- Can you please tell us about you? Where do you live and how is your daily life?
I trained as a stage manager and continue to earn a portion of my living as a stage manager for corporate events, though more of my time is spent working as a scriptwriter and VOG (voice of God) on corporate award ceremonies, and writing copy for websites and brochures. I currently live in a green corner of the world somewhere between Bristol and Bath.
- When did you start writing? How often do you write? We want to learn all about your writing life!
I’ve been writing ’seriously’ for about ten years, though most of that has been corporate work. My words grace the sleeves of documentaries, publications and websites, have prompted the largest mailbag response ever for The Stage, and have been orated in speeches and presentations at weddings, international AGMs and product launches. Creatively, I have three children’s plays on the South African curriculum (published by Via Afrika), self-published the humorous diatribe, Permission to Rage: The Book on How to Complain Effectively and am currently working on my second novel whilst seeking representation for my first. My short/flash fiction has been shortlisted, highly commended and/or published by Storgy, Reflex Fiction, To Hull & Back, Idle Ink, 101 Words and Grindstone Literary.

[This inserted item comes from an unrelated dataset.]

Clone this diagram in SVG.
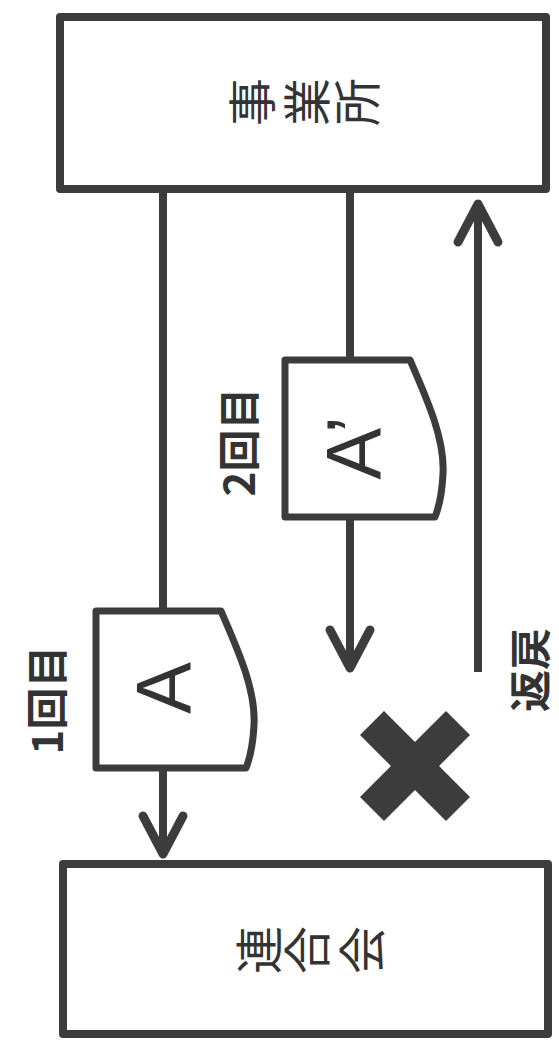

I have also edited eight novels and one collection of short stories for other authors, including the Tyler May series of YA novels for author B. J. Mears
- How did you feel when you learned that you are on the Highly Recommended List of The London
Independent Story Prize? How does it feel to have your work recognised?
Delighted. It prompted the biggest smile of the day. It’s always encouraging to have one’s work recognized and appreciated. I’m hugely grateful to be included in the Highly Recommended’ list. Whilst every failure inspires me to work harder at my craft, each tiny victory inspires me to strive for greater success.
- What's the best thing and the hardest thing about writing a Flash-Fiction?
The best: The sense of achievement comes a great deal quicker than when writing a 120K word novel! The hardest: Knowing when an edit is a cut too far. Oh, and having faith in it despite criticism from others. I previously submitted this to another competition and the judge didn’t hold back on exactly how much he hated it!
- How did you come up with the idea for your LISP selected story? Is there a story behind your story? And how long have you been working on it?
Almost eighteen years ago, I sat beside a tramp in a park and midway through our conversation he did speak those words verbatim: I’m not a vegetarian but I’ve always wanted to be a beaver. It felt oddly profound in the way that he said it, and I’ve tucked it away. Earlier this year I felt an urge to build something brief around it, in the hope that it would would leave the reader wondering, as did I, whether there was madness, profundity, playfulness or all three in his statement. All other aspects of the story are pure fiction. No tramps were injured in the making of this flash fiction. :-)
- Can you please give us a few tips about writing a 300-word flash-fiction story?
Write it in full and then distill it. Edit, edit, edit. Then edit again. Be able to defend every word.
- What's the best thing about writing competitions? Having a deadline, a motivation to finish the story, the chance of winning, getting recognised by a professional organisation, communicating with other writers or a networking opportunity to meet with like-minded people?
For me, it’s a combination of the challenge to meet both criteria and deadline. FF competitions allow me to be playful, experimental, journey to dark places and, potentially, build a portfolio of work and recognition that will open the door to that elusive person who is able to say “Yes!"
-Lastly, do you recommend the writers to give it a go on flash fiction story and LISP?
Yes! Of course. Write more, submit more, embrace and learn from the failures, celebrate the successes.